Saltiamo insieme il pungente e arrugginito filo spinato del ritardo. Ritorno ad affermarlo, e in questo contesto, con più forza: nei nostri paesi la lentezza e la cifra che vedo dovunque presente. Riprendiamo tra le mani le relazioni geologiche che ci descrivono le situazioni del nostro territorio; le mappature che ci indicano le zone a rischio idraulico di esondazione; i cambiamenti climatici impongono nuove e aggiornate strategie di pianificazione legate alle caratteristiche geomorfologiche dei nostri territori che spesso sono geologicamente fragili oltre che segnati dall’abusivismo edilizio. Pensiamo anche ai terribili disagi che vive il nostro territorio per la situazione precaria della rete viaria, ai nostri comuni delle Madonie spesso in situazioni di quasi isolamento. Trasformiamo questi disagi in progetti. In questi territori fragili il ripristino immediato della rete viaria sia un nostro fronte di battaglia. Attiviamoci per la manutenzione e la cura dei corsi d’acqua, anche dei più piccoli. L’esperienza ci insegna che basta “una bomba d’acqua” per trasformare un ruscello in “un oceano”. Ridare sicurezza ai nostri territori significa custodire la vita di ogni cittadino.

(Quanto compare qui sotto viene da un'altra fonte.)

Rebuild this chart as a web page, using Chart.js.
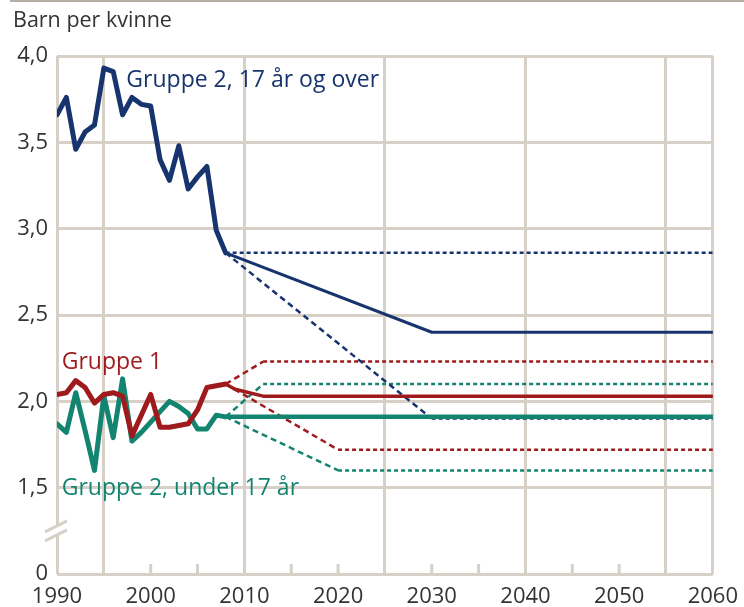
<!DOCTYPE html>
<html><head><meta charset="utf-8">
<script src="https://cdn.jsdelivr.net/npm/chart.js@4"></script>
<style>html,body{margin:0;padding:0;background:#fff}#wrap{width:744px;height:607px;position:relative}</style>
</head><body><div id="wrap"><canvas id="c" width="744" height="607"></canvas></div>
<script>
// ---- data ----
const histYears = [1990,1991,1992,1993,1994,1995,1996,1997,1998,1999,2000,2001,2002,2003,2004,2005,2006,2007,2008];
const blueHist  = [3.66,3.76,3.46,3.56,3.60,3.93,3.91,3.66,3.76,3.72,3.71,3.40,3.28,3.48,3.23,3.30,3.36,2.99,2.86];
const redHist   = [2.04,2.05,2.12,2.08,1.99,2.04,2.05,2.03,1.80,1.92,2.04,1.85,1.85,1.86,1.87,1.95,2.08,2.09,2.10];
const greenHist = [1.87,1.82,2.05,1.83,1.60,2.03,1.79,2.13,1.77,1.82,1.88,1.94,2.00,1.97,1.93,1.84,1.84,1.92,1.91];

const blueMidYears = [2008,2030,2060];      const blueMid = [2.86,2.40,2.40];
const blueHighYears = [2008,2060];          const blueHigh = [2.86,2.86];
const blueLowYears = [2008,2030,2060];      const blueLow = [2.86,1.90,1.90];
const redMidYears = [2008,2009,2012,2060];  const redMid = [2.10,2.07,2.03,2.03];
const redHighYears = [2008,2012,2060];      const redHigh = [2.10,2.23,2.23];
const redLowYears = [2008,2020,2060];       const redLow = [2.10,1.72,1.72];
const greenMidYears = [2008,2060];          const greenMid = [1.91,1.91];
const greenHighYears = [2008,2012,2060];    const greenHigh = [1.91,2.10,2.10];
const greenLowYears = [2008,2020,2060];     const greenLow = [1.91,1.60,1.60];

const xLabelYears = [1990,2000,2010,2020,2030,2040,2050,2060];
const xGridYears = [1990,1995,2010,2025,2040,2055,2060];
const xMinorTickYears = [2000,2005,2015,2020,2030,2035,2045,2050];

const titleText = 'Barn per kvinne';
const labelBlue = 'Gruppe 2, 17 år og over';
const labelRed = 'Gruppe 1';
const labelGreen = 'Gruppe 2, under 17 år';

// ---- styles ----
const GRID = '#d6d0c6';
const BLUE = '#17346f', RED = '#9e1a1c', GREEN = '#13846f';
const TEXT = '#333333';
const FONT = "'Open Sans', 'DejaVu Sans', sans-serif";

function pts(xs, ys){ return xs.map((x,i)=>({x:x, y:ys[i]})); }
const dashSeg = { borderDash: c => (Math.abs(c.p0.parsed.y - c.p1.parsed.y) < 1e-9) ? [4,3] : [6,4] };

function solid(data, color, w){
  return {data, borderColor: color, borderWidth: w, pointRadius: 0, tension: 0,
    borderJoinStyle: 'round', borderCapStyle: 'round', fill: false};
}
function dotted(data, color){
  return {data, borderColor: color, borderWidth: 2.5, pointRadius: 0, tension: 0,
    borderCapStyle: 'butt', fill: false, segment: dashSeg};
}

const datasets = [
  solid(pts(histYears, blueHist), BLUE, 5),
  solid(pts(histYears, redHist), RED, 5),
  solid(pts(histYears, greenHist), GREEN, 5),
  solid(pts(greenMidYears, greenMid), GREEN, 4.5),
  solid(pts(redMidYears, redMid), RED, 3.5),
  solid(pts(blueMidYears, blueMid), BLUE, 3),
  dotted(pts(blueHighYears, blueHigh), BLUE),
  dotted(pts(blueLowYears, blueLow), BLUE),
  dotted(pts(redHighYears, redHigh), RED),
  dotted(pts(redLowYears, redLow), RED),
  dotted(pts(greenHighYears, greenHigh), GREEN),
  dotted(pts(greenLowYears, greenLow), GREEN)
];

const decor = {
  id: 'decor',
  afterDraw(chart){
    const ctx = chart.ctx, xs = chart.scales.x, ys = chart.scales.y, a = chart.chartArea;
    ctx.save();
    // top rule
    ctx.strokeStyle = '#b4aea4'; ctx.lineWidth = 2;
    ctx.beginPath(); ctx.moveTo(10, 1); ctx.lineTo(744, 1); ctx.stroke();
    // minor ticks on bottom axis
    ctx.strokeStyle = GRID; ctx.lineWidth = 3;
    const yb = ys.getPixelForValue(1);
    xMinorTickYears.forEach(v => {
      const px = xs.getPixelForValue(v);
      ctx.beginPath(); ctx.moveTo(px, yb); ctx.lineTo(px, yb - 10); ctx.stroke();
    });
    // axis break
    const cy = ys.getPixelForValue(1.25);
    const l = a.left;
    ctx.fillStyle = '#fff';
    ctx.beginPath();
    ctx.moveTo(l-12, cy+1); ctx.lineTo(l+10, cy-10); ctx.lineTo(l+10, cy-1); ctx.lineTo(l-12, cy+10);
    ctx.closePath(); ctx.fill();
    ctx.strokeStyle = GRID; ctx.lineWidth = 3;
    ctx.beginPath(); ctx.moveTo(l-12, cy+1); ctx.lineTo(l+10, cy-10); ctx.stroke();
    ctx.beginPath(); ctx.moveTo(l-12, cy+10); ctx.lineTo(l+10, cy-1); ctx.stroke();
    // title
    ctx.fillStyle = TEXT; ctx.textAlign = 'left'; ctx.textBaseline = 'alphabetic';
    ctx.font = '21.5px ' + FONT;
    ctx.fillText(titleText, 13, 27);
    // series labels
    ctx.font = '23px ' + FONT;
    ctx.fillStyle = BLUE;
    ctx.fillText(labelBlue, xs.getPixelForValue(1997.4), ys.getPixelForValue(3.82));
    ctx.fillStyle = RED;
    ctx.fillText(labelRed, xs.getPixelForValue(1990.5), ys.getPixelForValue(2.19));
    ctx.fillStyle = GREEN;
    ctx.fillText(labelGreen, xs.getPixelForValue(1990.5), ys.getPixelForValue(1.455));
    ctx.restore();
  }
};

new Chart(document.getElementById('c'), {
  type: 'line',
  data: { datasets },
  options: {
    responsive: false, animation: false, devicePixelRatio: 1,
    layout: { padding: { left: 0, right: 23, top: 56, bottom: 0 } },
    plugins: { legend: { display: false }, tooltip: { enabled: false } },
    scales: {
      x: {
        type: 'linear', min: 1990, max: 2060,
        afterFit: s => { s.height = 33; },
        border: { display: false },
        grid: { lineWidth: 3, drawTicks: false,
          color: c => (c.tick && xGridYears.includes(c.tick.value)) ? GRID : 'rgba(0,0,0,0)' },
        ticks: { stepSize: 5, autoSkip: false, maxRotation: 0, padding: 6, color: TEXT,
          font: { family: FONT, size: 22, lineHeight: 1.5 },
          callback: v => xLabelYears.includes(v) ? String(v) : '' }
      },
      y: {
        type: 'linear', min: 1, max: 4,
        afterFit: s => { s.width = 57; },
        border: { display: false },
        grid: { lineWidth: 3, drawTicks: false, color: GRID },
        ticks: { stepSize: 0.5, padding: 9, color: TEXT, font: { family: FONT, size: 22 },
          callback: v => v === 1 ? '0' : v.toFixed(1).replace('.', ',') }
      }
    }
  },
  plugins: [decor]
});
</script></body></html>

Ricordiamocelo sempre e vicendevolmente: un crimine contro la natura non è solo un peccato contro Dio, ma è un crimine contro noi stessi. Identifichiamoci tra i colpevoli di queste stragi. Non lasciamoci anche noi inghiottire dal fangoso scorrere del tempo. Negli anni sessanta Bob Dylan, a proposito di violenze e stragi che uccidevano l’uomo, cantava: la risposta soffia nel vento. Io invito me stesso e tutti a riprendere tra le mani il Cantico delle creature di San Francesco; continua a insegnarci che: “la terra ne sustenta et governa”. La terra ci ricorda Papa Francesco in Laudato Si:” E’ come una madre bella che ci accoglie tra le sue braccia”. Ritorniamo come figli tra le sue braccia.